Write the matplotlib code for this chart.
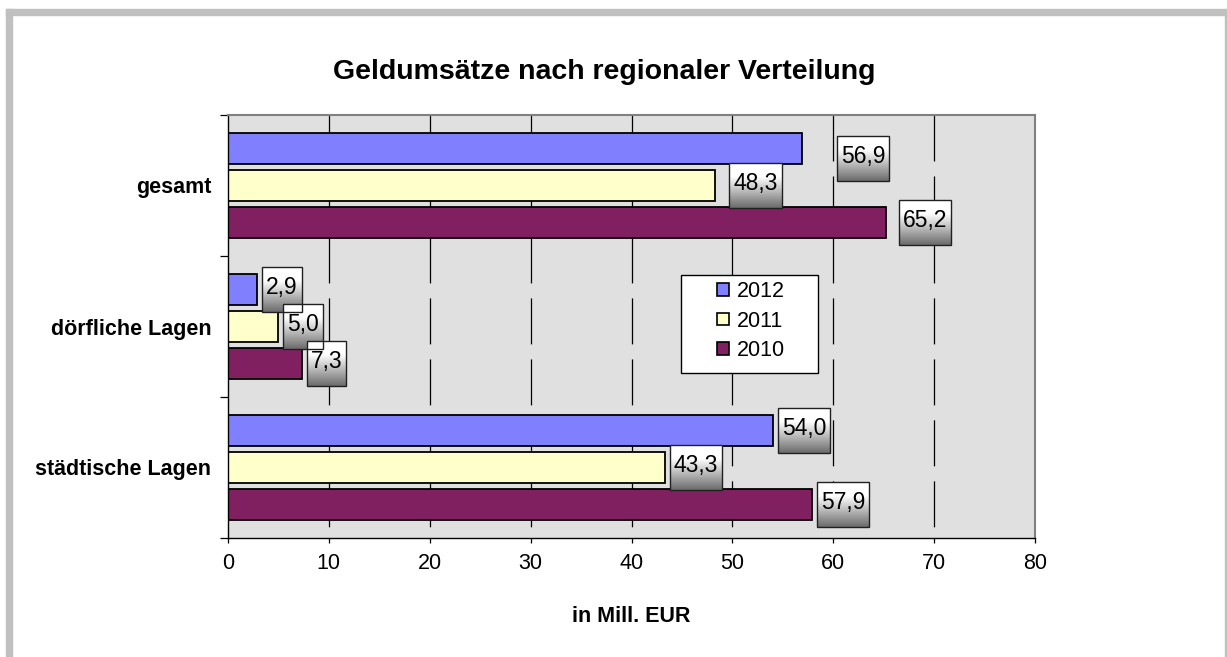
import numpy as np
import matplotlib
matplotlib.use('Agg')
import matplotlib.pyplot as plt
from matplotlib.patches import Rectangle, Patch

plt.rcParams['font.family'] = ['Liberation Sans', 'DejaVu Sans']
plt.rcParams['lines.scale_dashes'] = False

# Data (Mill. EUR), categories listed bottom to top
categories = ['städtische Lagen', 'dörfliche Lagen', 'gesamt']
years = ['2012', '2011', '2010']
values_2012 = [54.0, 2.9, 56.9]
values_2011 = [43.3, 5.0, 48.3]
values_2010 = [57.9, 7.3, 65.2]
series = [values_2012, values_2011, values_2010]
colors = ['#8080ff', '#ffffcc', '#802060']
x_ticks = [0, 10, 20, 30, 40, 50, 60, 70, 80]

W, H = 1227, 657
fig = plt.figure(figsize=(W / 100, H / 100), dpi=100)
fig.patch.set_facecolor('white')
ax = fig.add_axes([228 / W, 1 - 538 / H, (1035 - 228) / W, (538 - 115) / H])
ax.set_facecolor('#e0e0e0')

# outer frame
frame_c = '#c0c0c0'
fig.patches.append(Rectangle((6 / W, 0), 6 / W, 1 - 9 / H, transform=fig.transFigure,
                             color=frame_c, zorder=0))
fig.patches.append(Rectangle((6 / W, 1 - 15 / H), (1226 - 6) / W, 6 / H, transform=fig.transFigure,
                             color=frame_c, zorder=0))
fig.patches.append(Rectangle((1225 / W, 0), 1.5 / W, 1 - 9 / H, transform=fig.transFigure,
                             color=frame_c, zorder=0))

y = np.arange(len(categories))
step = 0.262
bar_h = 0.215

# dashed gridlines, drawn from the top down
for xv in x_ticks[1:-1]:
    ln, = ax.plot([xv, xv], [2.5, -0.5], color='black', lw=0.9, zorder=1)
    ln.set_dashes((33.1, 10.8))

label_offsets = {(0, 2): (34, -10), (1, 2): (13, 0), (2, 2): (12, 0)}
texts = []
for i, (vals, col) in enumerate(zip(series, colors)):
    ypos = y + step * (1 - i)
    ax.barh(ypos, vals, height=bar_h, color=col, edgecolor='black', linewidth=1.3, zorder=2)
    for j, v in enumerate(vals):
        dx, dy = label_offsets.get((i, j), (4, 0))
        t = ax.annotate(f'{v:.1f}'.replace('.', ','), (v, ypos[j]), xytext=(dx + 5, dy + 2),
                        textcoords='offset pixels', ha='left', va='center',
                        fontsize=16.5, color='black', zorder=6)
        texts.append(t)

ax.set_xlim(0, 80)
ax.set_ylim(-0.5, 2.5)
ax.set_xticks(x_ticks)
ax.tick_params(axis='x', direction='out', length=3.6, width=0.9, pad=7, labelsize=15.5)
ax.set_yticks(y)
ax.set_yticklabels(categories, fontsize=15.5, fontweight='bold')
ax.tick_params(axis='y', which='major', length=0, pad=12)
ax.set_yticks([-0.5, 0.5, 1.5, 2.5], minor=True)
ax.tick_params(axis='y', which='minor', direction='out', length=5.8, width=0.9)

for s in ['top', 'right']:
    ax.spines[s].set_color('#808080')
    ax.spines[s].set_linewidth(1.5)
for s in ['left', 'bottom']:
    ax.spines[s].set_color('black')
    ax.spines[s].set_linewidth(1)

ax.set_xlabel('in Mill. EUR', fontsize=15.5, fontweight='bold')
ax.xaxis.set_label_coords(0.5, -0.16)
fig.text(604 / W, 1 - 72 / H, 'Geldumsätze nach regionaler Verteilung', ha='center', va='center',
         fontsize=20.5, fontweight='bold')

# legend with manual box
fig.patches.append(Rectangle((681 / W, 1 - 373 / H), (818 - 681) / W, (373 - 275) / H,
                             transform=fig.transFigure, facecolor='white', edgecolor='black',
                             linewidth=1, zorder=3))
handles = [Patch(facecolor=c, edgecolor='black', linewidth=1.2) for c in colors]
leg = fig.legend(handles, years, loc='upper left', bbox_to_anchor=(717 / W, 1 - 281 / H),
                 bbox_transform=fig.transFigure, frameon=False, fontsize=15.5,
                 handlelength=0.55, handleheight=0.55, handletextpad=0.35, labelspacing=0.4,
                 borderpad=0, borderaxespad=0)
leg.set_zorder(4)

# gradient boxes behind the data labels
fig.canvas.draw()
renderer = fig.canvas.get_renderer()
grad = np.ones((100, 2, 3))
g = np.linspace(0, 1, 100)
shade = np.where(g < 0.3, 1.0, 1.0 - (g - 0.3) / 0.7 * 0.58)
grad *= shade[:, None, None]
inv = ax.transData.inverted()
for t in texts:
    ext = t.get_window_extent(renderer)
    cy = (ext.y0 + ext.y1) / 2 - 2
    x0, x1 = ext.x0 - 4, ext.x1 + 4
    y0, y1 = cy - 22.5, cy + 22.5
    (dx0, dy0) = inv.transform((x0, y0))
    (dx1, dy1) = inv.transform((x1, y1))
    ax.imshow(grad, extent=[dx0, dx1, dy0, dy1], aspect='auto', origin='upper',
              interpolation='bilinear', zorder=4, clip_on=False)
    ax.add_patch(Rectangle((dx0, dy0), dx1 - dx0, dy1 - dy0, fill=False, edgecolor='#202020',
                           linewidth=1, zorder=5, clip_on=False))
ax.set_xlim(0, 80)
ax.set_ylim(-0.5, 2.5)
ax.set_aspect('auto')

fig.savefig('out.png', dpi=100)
──────────
**Exercise requirements:** With the pictures left out, transcribe the material exactly.

**Output:**
Write the matplotlib code for this chart.
import numpy as np
import matplotlib
matplotlib.use('Agg')
import matplotlib.pyplot as plt
from matplotlib.patches import Rectangle, Patch

plt.rcParams['font.family'] = ['Liberation Sans', 'DejaVu Sans']
plt.rcParams['lines.scale_dashes'] = False

# Data (Mill. EUR), categories listed bottom to top
categories = ['städtische Lagen', 'dörfliche Lagen', 'gesamt']
years = ['2012', '2011', '2010']
values_2012 = [54.0, 2.9, 56.9]
values_2011 = [43.3, 5.0, 48.3]
values_2010 = [57.9, 7.3, 65.2]
series = [values_2012, values_2011, values_2010]
colors = ['#8080ff', '#ffffcc', '#802060']
x_ticks = [0, 10, 20, 30, 40, 50, 60, 70, 80]

W, H = 1227, 657
fig = plt.figure(figsize=(W / 100, H / 100), dpi=100)
fig.patch.set_facecolor('white')
ax = fig.add_axes([228 / W, 1 - 538 / H, (1035 - 228) / W, (538 - 115) / H])
ax.set_facecolor('#e0e0e0')

# outer frame
frame_c = '#c0c0c0'
fig.patches.append(Rectangle((6 / W, 0), 6 / W, 1 - 9 / H, transform=fig.transFigure,
                             color=frame_c, zorder=0))
fig.patches.append(Rectangle((6 / W, 1 - 15 / H), (1226 - 6) / W, 6 / H, transform=fig.transFigure,
                             color=frame_c, zorder=0))
fig.patches.append(Rectangle((1225 / W, 0), 1.5 / W, 1 - 9 / H, transform=fig.transFigure,
                             color=frame_c, zorder=0))

y = np.arange(len(categories))
step = 0.262
bar_h = 0.215

# dashed gridlines, drawn from the top down
for xv in x_ticks[1:-1]:
    ln, = ax.plot([xv, xv], [2.5, -0.5], color='black', lw=0.9, zorder=1)
    ln.set_dashes((33.1, 10.8))

label_offsets = {(0, 2): (34, -10), (1, 2): (13, 0), (2, 2): (12, 0)}
texts = []
for i, (vals, col) in enumerate(zip(series, colors)):
    ypos = y + step * (1 - i)
    ax.barh(ypos, vals, height=bar_h, color=col, edgecolor='black', linewidth=1.3, zorder=2)
    for j, v in enumerate(vals):
        dx, dy = label_offsets.get((i, j), (4, 0))
        t = ax.annotate(f'{v:.1f}'.replace('.', ','), (v, ypos[j]), xytext=(dx + 5, dy + 2),
                        textcoords='offset pixels', ha='left', va='center',
                        fontsize=16.5, color='black', zorder=6)
        texts.append(t)

ax.set_xlim(0, 80)
ax.set_ylim(-0.5, 2.5)
ax.set_xticks(x_ticks)
ax.tick_params(axis='x', direction='out', length=3.6, width=0.9, pad=7, labelsize=15.5)
ax.set_yticks(y)
ax.set_yticklabels(categories, fontsize=15.5, fontweight='bold')
ax.tick_params(axis='y', which='major', length=0, pad=12)
ax.set_yticks([-0.5, 0.5, 1.5, 2.5], minor=True)
ax.tick_params(axis='y', which='minor', direction='out', length=5.8, width=0.9)

for s in ['top', 'right']:
    ax.spines[s].set_color('#808080')
    ax.spines[s].set_linewidth(1.5)
for s in ['left', 'bottom']:
    ax.spines[s].set_color('black')
    ax.spines[s].set_linewidth(1)

ax.set_xlabel('in Mill. EUR', fontsize=15.5, fontweight='bold')
ax.xaxis.set_label_coords(0.5, -0.16)
fig.text(604 / W, 1 - 72 / H, 'Geldumsätze nach regionaler Verteilung', ha='center', va='center',
         fontsize=20.5, fontweight='bold')

# legend with manual box
fig.patches.append(Rectangle((681 / W, 1 - 373 / H), (818 - 681) / W, (373 - 275) / H,
                             transform=fig.transFigure, facecolor='white', edgecolor='black',
                             linewidth=1, zorder=3))
handles = [Patch(facecolor=c, edgecolor='black', linewidth=1.2) for c in colors]
leg = fig.legend(handles, years, loc='upper left', bbox_to_anchor=(717 / W, 1 - 281 / H),
                 bbox_transform=fig.transFigure, frameon=False, fontsize=15.5,
                 handlelength=0.55, handleheight=0.55, handletextpad=0.35, labelspacing=0.4,
                 borderpad=0, borderaxespad=0)
leg.set_zorder(4)

# gradient boxes behind the data labels
fig.canvas.draw()
renderer = fig.canvas.get_renderer()
grad = np.ones((100, 2, 3))
g = np.linspace(0, 1, 100)
shade = np.where(g < 0.3, 1.0, 1.0 - (g - 0.3) / 0.7 * 0.58)
grad *= shade[:, None, None]
inv = ax.transData.inverted()
for t in texts:
    ext = t.get_window_extent(renderer)
    cy = (ext.y0 + ext.y1) / 2 - 2
    x0, x1 = ext.x0 - 4, ext.x1 + 4
    y0, y1 = cy - 22.5, cy + 22.5
    (dx0, dy0) = inv.transform((x0, y0))
    (dx1, dy1) = inv.transform((x1, y1))
    ax.imshow(grad, extent=[dx0, dx1, dy0, dy1], aspect='auto', origin='upper',
              interpolation='bilinear', zorder=4, clip_on=False)
    ax.add_patch(Rectangle((dx0, dy0), dx1 - dx0, dy1 - dy0, fill=False, edgecolor='#202020',
                           linewidth=1, zorder=5, clip_on=False))
ax.set_xlim(0, 80)
ax.set_ylim(-0.5, 2.5)
ax.set_aspect('auto')

fig.savefig('out.png', dpi=100)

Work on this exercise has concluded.